The May 10 suit was Teva’s latest move in a campaign to block rivals including Mylan Inc. and Novartis AG’s Sandoz unit from making a less-expensive generic drug. Last month, a U.S. Supreme Court justice rejected Teva’s bid for an injunction to prevent the sale of generic competitors’ products.

Teva is appealing a judge’s 2013 dismissal of Teva’s suits against Mylan and Sandoz for infringing patents covering Copaxone. That case is pending before the Supreme Court.

U.S. District Judge Ellen Huvelle said in her order yesterday that the lawsuit was brought prematurely and as a result she lacked authority to hear it. The complaint can be refiled later, she said.

Teva is evaluating what it can do next, Denise Bradley, a spokeswoman for for the Petach Tikva, Israel-based company, said in an e-mailed statement.

‘Only Option’

The suit was “the only option available to us” because of a lack of transparency in the drug review process and the agency’s failure to offer a “meaningful response” to Teva’s requests for more extensive scrutiny of the generics its competitors plan to sell, Bradley said.

The FDA characterized the suit in court papers as an effort by Teva to extend its “monopoly” for Copaxone.
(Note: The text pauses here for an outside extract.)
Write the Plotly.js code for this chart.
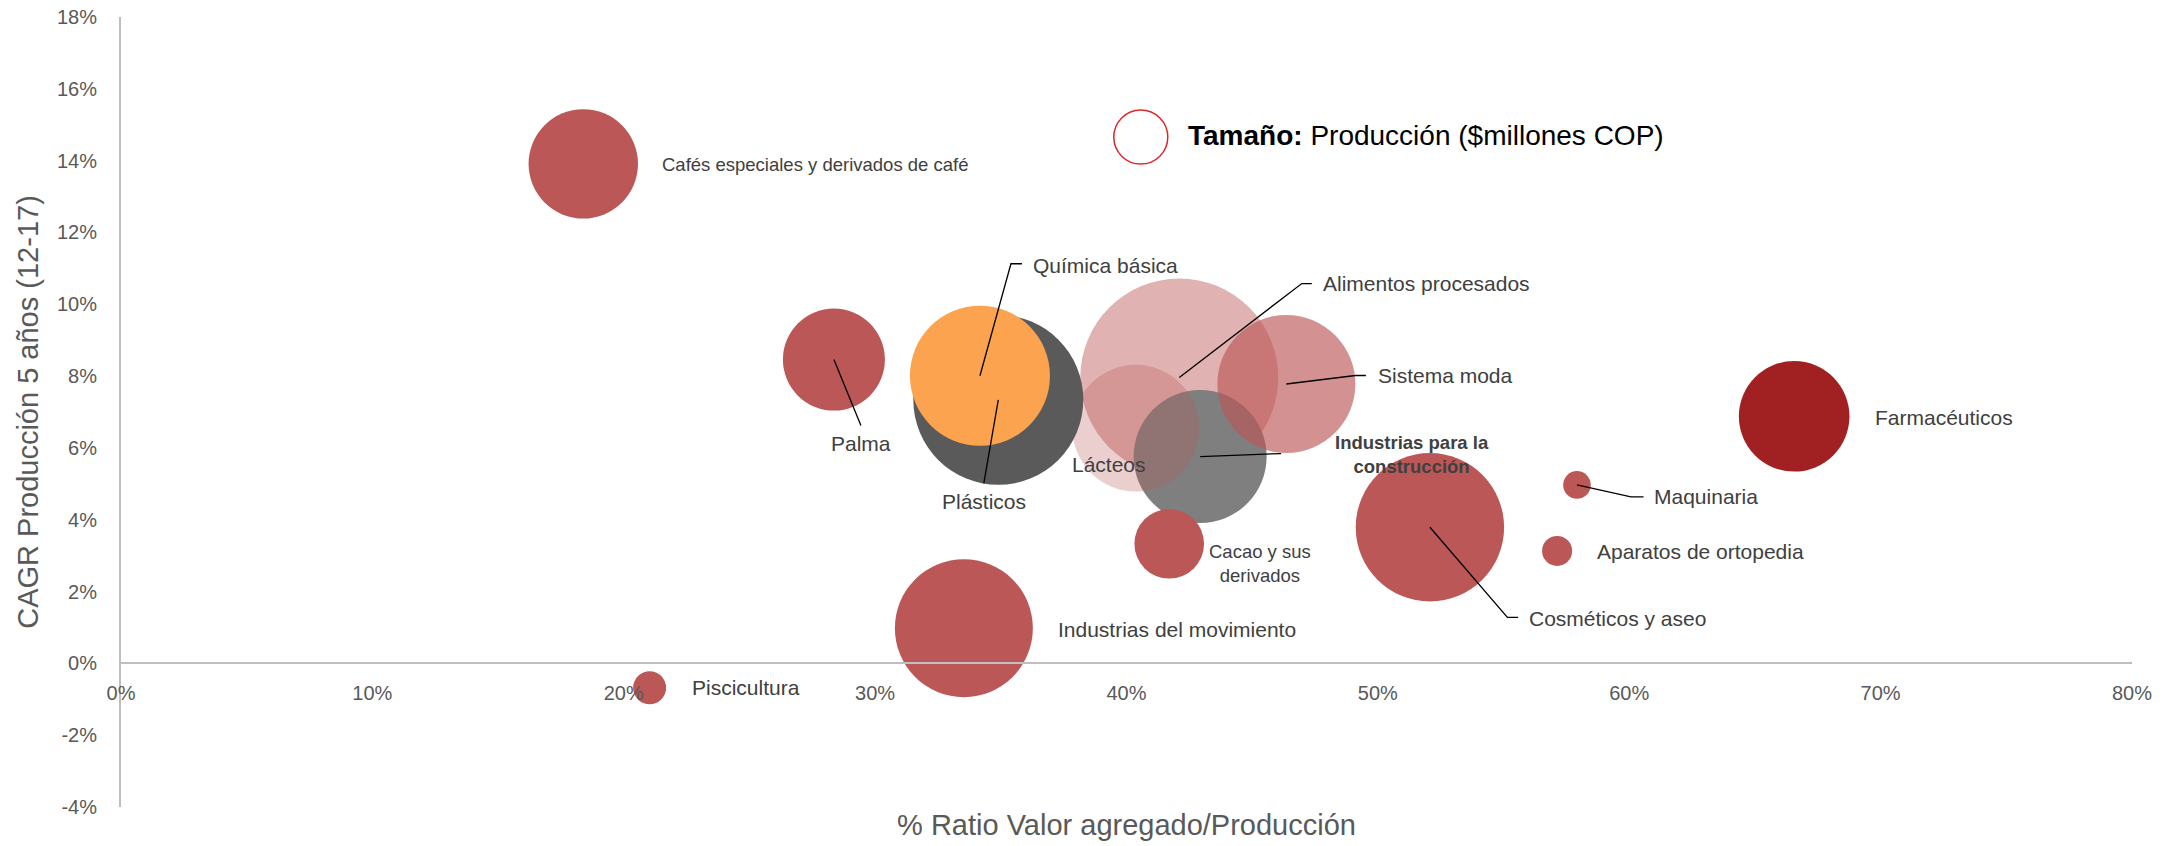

In the past six years, Teva has filed six petitions at the FDA “with various legal and scientific assertions and requests, each time making the same demand: that FDA not approve any generic competitor’s product without requiring, among other things, a full set of clinical trials,” agency lawyers wrote, urging Huvelle to dismiss the case.

The FDA said Teva wanted the court to decide that applications for generic Copaxone couldn’t be approved “without first meeting Teva’s additional ‘conditions.’” The agency called the demand was “absolutely unprecedented, extra-statutory, and extra-judicial.”

A 20-milligram dosage of Copaxone is set to go off patent on May 24. A delay in approval of generic competition would give Teva more time to switch patients to a 40-milligram dose it says is covered by other patents until 2015.

The case is Teva Pharmaceutical Industries LTD v. Sebelius, 14-cv-00786, U.S. District Court, District of Columbia (Washington).